The first day, I headed out with a goal of walking to the Bird Market.  My goal for the trip was at least a 5K a day.  I could do it walking, hiking, or running at the gym, but I wanted to hit the mark each day.  I did fairly well, and went much further on many days. However, this plan to walk from the Kowloon MTR station all the way to the Bird Market, was crazy, as I was later informed (and as I learned along the way). But, you never know you are a fool until you know, right?
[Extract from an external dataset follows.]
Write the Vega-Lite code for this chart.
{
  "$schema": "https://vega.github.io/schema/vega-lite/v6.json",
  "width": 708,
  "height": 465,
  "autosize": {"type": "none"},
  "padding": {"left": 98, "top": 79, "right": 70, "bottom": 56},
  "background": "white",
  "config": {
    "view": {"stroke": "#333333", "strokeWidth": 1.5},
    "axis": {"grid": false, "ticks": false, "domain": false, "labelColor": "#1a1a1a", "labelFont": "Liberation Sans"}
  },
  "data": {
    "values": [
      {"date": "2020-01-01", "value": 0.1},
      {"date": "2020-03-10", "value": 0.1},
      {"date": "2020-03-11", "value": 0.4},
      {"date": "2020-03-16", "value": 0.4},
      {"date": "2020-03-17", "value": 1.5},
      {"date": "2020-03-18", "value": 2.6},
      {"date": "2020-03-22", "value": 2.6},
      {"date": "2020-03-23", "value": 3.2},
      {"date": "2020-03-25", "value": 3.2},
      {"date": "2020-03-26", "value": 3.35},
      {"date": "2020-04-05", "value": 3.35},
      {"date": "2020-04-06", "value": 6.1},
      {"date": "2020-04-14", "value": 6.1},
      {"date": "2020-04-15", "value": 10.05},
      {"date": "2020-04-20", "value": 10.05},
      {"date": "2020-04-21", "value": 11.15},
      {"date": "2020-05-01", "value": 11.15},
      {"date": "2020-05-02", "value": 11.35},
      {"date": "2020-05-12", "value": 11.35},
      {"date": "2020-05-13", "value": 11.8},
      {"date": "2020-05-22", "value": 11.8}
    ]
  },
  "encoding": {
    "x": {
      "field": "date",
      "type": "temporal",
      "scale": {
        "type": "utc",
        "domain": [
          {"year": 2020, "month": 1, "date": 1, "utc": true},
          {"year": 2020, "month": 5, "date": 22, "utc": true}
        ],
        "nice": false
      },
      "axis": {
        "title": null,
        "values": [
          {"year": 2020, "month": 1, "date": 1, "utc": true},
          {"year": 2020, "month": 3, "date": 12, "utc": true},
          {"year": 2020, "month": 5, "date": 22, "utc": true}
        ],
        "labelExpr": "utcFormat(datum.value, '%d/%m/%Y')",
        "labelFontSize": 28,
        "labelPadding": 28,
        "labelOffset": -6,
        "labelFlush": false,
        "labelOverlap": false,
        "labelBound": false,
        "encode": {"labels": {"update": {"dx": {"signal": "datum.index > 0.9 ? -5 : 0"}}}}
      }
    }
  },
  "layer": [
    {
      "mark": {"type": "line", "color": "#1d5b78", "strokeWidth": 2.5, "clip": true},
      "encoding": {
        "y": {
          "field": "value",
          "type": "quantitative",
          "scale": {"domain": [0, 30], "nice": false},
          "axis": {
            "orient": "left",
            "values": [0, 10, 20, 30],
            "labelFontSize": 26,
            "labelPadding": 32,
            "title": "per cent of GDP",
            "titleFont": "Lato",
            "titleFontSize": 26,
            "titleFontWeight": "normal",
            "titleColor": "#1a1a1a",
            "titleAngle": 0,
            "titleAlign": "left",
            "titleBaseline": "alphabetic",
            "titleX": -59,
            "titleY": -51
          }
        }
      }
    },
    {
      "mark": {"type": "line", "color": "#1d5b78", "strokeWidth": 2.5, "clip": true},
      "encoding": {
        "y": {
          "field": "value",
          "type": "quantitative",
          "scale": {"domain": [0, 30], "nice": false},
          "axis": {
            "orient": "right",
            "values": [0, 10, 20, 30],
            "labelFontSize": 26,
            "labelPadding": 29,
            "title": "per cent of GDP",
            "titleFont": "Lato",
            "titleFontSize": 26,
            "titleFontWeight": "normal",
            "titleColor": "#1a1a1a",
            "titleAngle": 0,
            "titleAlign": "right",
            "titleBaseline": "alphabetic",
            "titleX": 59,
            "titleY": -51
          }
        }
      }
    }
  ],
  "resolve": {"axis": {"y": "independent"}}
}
So, here’s the thing about Hong Kong – all walkways end in malls. If you look up walking directions, they will likely be in some form of “Walk on the raised walkway to the ITR mall, then follow signs to the Grand Mall of Audaciousness, from there, go towards the mall that contains the next MTR station, exit on the east side and take the raised walkway towards Citic Center, exit on the ground floor and your destination will be on the right."
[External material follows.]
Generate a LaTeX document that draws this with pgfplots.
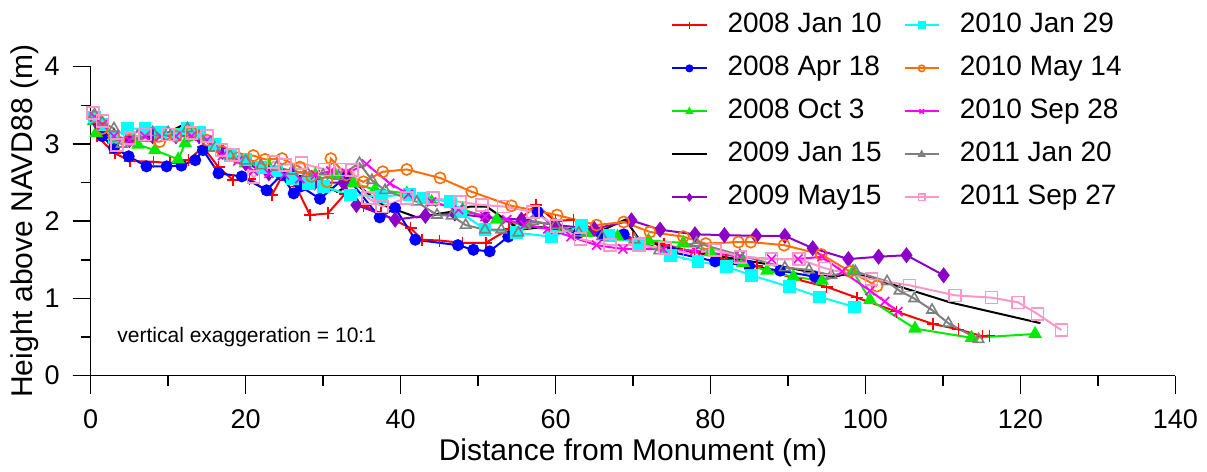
\documentclass[border=0pt]{standalone}
\usepackage{pgfplots}
\pgfplotsset{compat=1.18}
\usepackage{fontspec}
\setmainfont{Liberation Sans}
\definecolor{cred}{RGB}{255,0,0}
\definecolor{cblue}{RGB}{0,0,255}
\definecolor{cgreen}{RGB}{0,235,0}
\definecolor{cpurple}{RGB}{140,0,200}
\definecolor{ccyan}{RGB}{0,255,255}
\definecolor{corange}{RGB}{255,110,0}
\definecolor{cmagenta}{RGB}{255,0,255}
\definecolor{cgray}{RGB}{128,128,128}
\definecolor{cpink}{RGB}{255,150,200}
\begin{document}
\begin{tikzpicture}
\begin{axis}[
  at={(0pt,0pt)}, anchor=south west,
  scale only axis, width=542.3pt, height=154.5pt,
  xmin=0, xmax=140, ymin=0, ymax=4,
  axis x line*=bottom, axis y line*=left,
  xtick={0,20,...,140}, ytick={0,1,2,3,4},
  minor x tick num=1, minor y tick num=1,
  tick align=outside, major tick length=9pt, minor tick length=5pt,
  tick style={black, line width=0.75pt},
  axis line style={line width=0.75pt},
  ticklabel style={font=\fontsize{13.5}{16}\selectfont},
  xticklabel style={yshift=-4.5pt},
  yticklabel style={xshift=-3pt},
  /pgf/number format/assume math mode=true,
  xlabel={Distance from Monument (m)},
  ylabel={Height above NAVD88 (m)},
  label style={font=\fontsize{15}{18}\selectfont},
  xlabel style={at={(axis description cs:0.5,-0.249)}, anchor=center},
  ylabel style={at={(axis description cs:-0.0609,0.5)}, anchor=center},
  clip=false,
  legend columns=5, transpose legend,
  legend cell align=left,
  legend style={at={(axis description cs:0.535,1.19)}, anchor=north west,
    draw=none, fill=none, inner sep=0pt, row sep=4.5pt, column sep=8pt,
    font=\fontsize{14}{16}\selectfont,
    nodes={inner sep=2pt, text height=10pt, text depth=3pt},
    /tikz/every even column/.append style={column sep=9pt}},
  legend image post style={mark size=1.6pt},
  every axis plot/.append style={line width=1pt, mark options={solid, line width=0.8pt}},
]
% 2008 Jan 10
\addplot[color=cred, mark=+, mark size=3pt] coordinates {
(0.4,3.35)(0.8,3.1)(3.1,2.88)(5.1,2.78)(8.1,2.77)(10.2,2.75)(12.6,2.79)(14.5,2.96)(16.5,2.7)(18.4,2.53)(20.5,2.55)(23.4,2.34)(24.8,2.6)(26.5,2.45)(28.3,2.08)(30.6,2.10)(32.8,2.35)(35.2,2.2)(37.5,2.1)(41.3,1.91)(42.8,1.76)(45,1.75)(48,1.72)(51,1.72)(54,1.90)(57.5,2.21)(60,2.0)(62.3,2.02)(66,1.85)(70,1.78)(74,1.7)(78,1.6)(82,1.5)(86,1.42)(91,1.25)(95,1.15)(98.9,1.01)(104,0.83)(108.7,0.67)(112,0.6)(115.1,0.51)(116,0.52)};
\addlegendentry{2008 Jan 10}
% 2008 Apr 18
\addplot[color=cblue, mark=*, mark size=2.6pt] coordinates {
(0.4,3.32)(1.5,3.1)(3,2.95)(4.9,2.84)(7.2,2.71)(9.8,2.71)(11.7,2.72)(13.5,2.79)(14.5,2.92)(16.5,2.62)(19.5,2.58)(22.7,2.40)(24.6,2.60)(26.2,2.36)(27.1,2.45)(29.6,2.29)(33,2.58)(37.3,2.05)(39.3,2.17)(41.9,1.76)(47.4,1.69)(49.4,1.63)(51.5,1.61)(53.9,1.80)(57.7,2.12)(60,1.9)(63,1.85)(66,1.82)(68.8,1.83)(71,1.72)(75,1.6)(80.6,1.48)(85,1.42)(89,1.36)(93.5,1.28)};
\addlegendentry{2008 Apr 18}
% 2008 Oct 3
\addplot[color=cgreen, mark=triangle*, mark size=3.2pt] coordinates {
(0.4,3.3)(0.7,3.14)(3,3.05)(6.1,2.99)(8.3,2.92)(11.3,2.80)(12.2,3.01)(14,3.1)(16,2.95)(18,2.85)(20,2.75)(23,2.7)(26,2.65)(29,2.6)(31.5,2.6)(33.9,2.49)(36.7,2.41)(40.8,2.36)(44,2.25)(48,2.15)(52.4,2.02)(56,1.95)(60,1.9)(64,1.85)(68,1.8)(72,1.75)(76.5,1.72)(80,1.6)(84.2,1.46)(87.3,1.36)(90.7,1.28)(94.4,1.23)(98.4,1.35)(100.6,0.98)(106.4,0.61)(113.7,0.49)(121.9,0.54)};
\addlegendentry{2008 Oct 3}
% 2009 Jan 15
\addplot[color=black, no marks] coordinates {
(0.4,3.35)(2,3.2)(4,3.0)(6,3.1)(9,3.1)(12.2,3.26)(14,3.1)(17,2.9)(20,2.8)(23.1,2.66)(26,2.6)(29,2.55)(31.8,2.38)(34,2.5)(37.7,2.21)(42.1,2.05)(46.4,2.12)(49,2.19)(51.1,2.19)(55.4,1.89)(58,1.92)(62,1.9)(66,1.88)(69,2.02)(70.7,1.78)(73.9,1.67)(78,1.6)(84,1.5)(90,1.4)(95.8,1.28)(98.4,1.33)(104.5,1.15)(110.9,0.95)(117.4,0.80)(122.6,0.68)};
\addlegendentry{2009 Jan 15}
% 2009 May15
\addplot[color=cpurple, mark=diamond*, mark size=3.4pt] coordinates {
(0.4,3.35)(1,3.25)(3,3.1)(5,3.05)(8,3.1)(11,3.1)(14,3.1)(17,2.9)(20,2.75)(23,2.62)(26,2.6)(28.9,2.5)(32.6,2.5)(34.3,2.21)(39.3,2.02)(43.2,2.07)(47,2.1)(51,2.05)(55.6,2.02)(60,1.95)(65,1.9)(69.8,2.01)(73.5,1.89)(78,1.83)(81.8,1.82)(85.9,1.81)(89.6,1.81)(93.2,1.65)(97.8,1.51)(101.7,1.54)(105.3,1.56)(110.1,1.30)};
\addlegendentry{2009 May15}
% 2010 Jan 29
\addplot[color=ccyan, mark=square*, mark size=2.8pt] coordinates {
(0.5,3.35)(1.5,3.25)(3,3.1)(4.8,3.2)(7,3.2)(9,3.15)(11,3.12)(12.5,3.2)(14,3.15)(16,3.0)(18,2.85)(20,2.8)(22,2.7)(24,2.65)(26,2.55)(28.1,2.49)(30,2.45)(33.5,2.34)(37.5,2.32)(41.2,2.35)(43,2.3)(46.4,2.25)(47.7,2.12)(50.9,1.89)(55,1.85)(59.5,1.80)(63.4,1.94)(66.9,1.81)(70.9,1.71)(74.8,1.56)(78.4,1.48)(82.1,1.41)(85.3,1.30)(90.2,1.15)(94.1,1.02)(98.6,0.89)};
\addlegendentry{2010 Jan 29}
% 2010 May 14
\addplot[color=corange, mark=o, mark size=2.8pt] coordinates {
(0.5,3.35)(1.5,3.2)(3,3.1)(5,3.05)(8.9,3.03)(11,3.1)(13,3.15)(15,3.05)(17,2.9)(19,2.82)(21,2.85)(22.5,2.8)(24.7,2.81)(27,2.7)(28.5,2.58)(30.5,2.51)(31,2.81)(33,2.6)(35.2,2.51)(37.7,2.64)(40.8,2.67)(45.1,2.56)(49.2,2.38)(54.3,2.20)(60.2,2.08)(65.3,1.95)(68.8,1.99)(72.2,1.86)(76.5,1.80)(79.4,1.71)(83.6,1.73)(85.2,1.73)(89.5,1.69)(94.3,1.57)(98,1.35)(101.5,1.16)};
\addlegendentry{2010 May 14}
% 2010 Sep 28
\addplot[color=cmagenta, mark=x, mark size=3.2pt] coordinates {
(0.5,3.35)(1.5,3.25)(3,3.1)(5,3.05)(7,3.1)(9,3.1)(11,3.1)(13,3.1)(15,3.05)(17,2.85)(19,2.78)(21,2.65)(23,2.62)(25,2.6)(27,2.55)(29,2.6)(31,2.65)(33,2.62)(35.6,2.74)(38.6,2.49)(41,2.35)(44,2.25)(47.5,2.15)(50.9,2.06)(53.7,2.02)(56,1.95)(59,1.9)(62,1.8)(65.3,1.69)(68.7,1.64)(73.9,1.64)(78,1.62)(83.8,1.54)(87.9,1.51)(91.3,1.51)(94.4,1.54)(97,1.35)(100.6,1.10)(102.5,0.96)(104.2,0.83)};
\addlegendentry{2010 Sep 28}
% 2011 Jan 20
\addplot[color=cgray, mark=triangle, mark size=3pt] coordinates {
(0.5,3.38)(1.5,3.28)(3,3.2)(4,3.0)(6,3.1)(8,3.15)(10,3.15)(12.5,3.2)(14,3.1)(16,2.95)(18,2.85)(20,2.78)(22,2.72)(24,2.7)(26,2.65)(28,2.62)(30,2.6)(32,2.58)(34.7,2.75)(36.3,2.53)(38,2.40)(42.1,2.25)(44.7,2.08)(46.6,2.07)(48.4,1.95)(50.9,1.89)(53,1.89)(55.2,1.85)(57.1,2.0)(60,1.95)(63,1.85)(66,1.8)(70.2,1.76)(73.4,1.62)(78.2,1.72)(83.8,1.56)(89.6,1.40)(92.7,1.37)(95.6,1.30)(98.7,1.35)(102.8,1.22)(104.4,1.10)(106.3,1.00)(108.6,0.85)(110.7,0.68)(114.6,0.47)};
\addlegendentry{2011 Jan 20}
% 2011 Sep 27
\addplot[color=cpink, mark=square, mark size=3pt] coordinates {
(0.3,3.40)(1.5,3.3)(3.4,2.99)(5,3.08)(7,3.12)(10,3.12)(13,3.14)(15,3.1)(16.9,2.92)(18.4,2.86)(21,2.57)(23.6,2.77)(25.1,2.73)(27.2,2.75)(30.2,2.67)(32.2,2.67)(33.7,2.66)(35.8,2.30)(37.6,2.19)(40.8,2.30)(44.2,2.30)(47.7,2.25)(50.5,2.21)(53.3,2.19)(57.1,2.12)(60.1,1.94)(63.2,1.77)(67,1.69)(70.8,1.69)(74.1,1.65)(77.3,1.58)(80.6,1.63)(83.9,1.54)(87.9,1.51)(91.4,1.51)(94.8,1.39)(100.8,1.25)(105.7,1.17)(111.6,1.04)(116.3,1.01)(119.7,0.95)(122.2,0.80)(125.3,0.59)};
\addlegendentry{2011 Sep 27}
\node[anchor=west, inner sep=0pt, font=\fontsize{10.5}{12}\selectfont] at (axis cs:3.4,0.5) {vertical exaggeration = 10:1};
\end{axis}
\pgfresetboundingbox
\path[use as bounding box] (-45.35pt,-48.15pt) rectangle (558.15pt,187.85pt);
\end{tikzpicture}
\end{document}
Oh, and there’s one other thing about Hong Kong – much of it is not designed to be walked at all. Many of the thoroughfares are only accessible to cars, motorcycles, and trucks.

And one other thing – there is construction everywhere.

Small construction projects with bamboo scaffolding are on every city block.  But there are also giant huge squares of construction for skyscrapers (no doubt with malls) that are too big to comprehend the scale until you find yourself walking around them.

With all of these obstacles, the reality of my mapped walk was twice as long, and included awed gaping by me at massive construction projects as well as several unexpected lost hours in malls.

When I was on the street or raised sidewalks and able to walk outdoors on Kowloon, I sincerely enjoyed the scenery:

In hindsight, my plan was a great way to spend the day getting to know the city. But, it was a terrible way to get to the Bird Market, and when I finally arrived, I was very disappointed to find it closed -- just an empty alley with a forlorn bird mural.

The Bird Garden was still open, but there weren't many people around and I wasn't feeling too safe going in there all alone in the dark, so I skipped it as well.

As I tried to shake off my frustration, I mistakenly paid for a MTR ticket at East Mong Kok station when I needed plain-old Mong Kok station.  The only way out was to put my ticket into the exit machine and eat the loss.  If you read the map below, my error will be clear (I was getting tired and hungry).

Finally, after a visit to yet another mall, I got on an MTR line that connected with another line that could get me to Kowloon station. E was at a party at the W hotel  (which, conveniently was attached to the mall for the station), so I figured I’d grab some dinner (in the mall, of course) and see if we could meet up for the train back to the Asia World Expo/hotel.

I picked the Chinese restaurant that looked the most interesting to me and enjoyed the best spicy beef noodle soup I’ve ever had.

Seriously.  I will be dreaming of this soup for a long time.  It was absolutely perfectly tasty and hot with great beef and wonderfully dense chewy noodles.  When I was done, I was too exhausted to wait for E's party to get out, so I went back to the landfill of Asia World Expo alone on the train, legs tired, lips burning, and extremely content.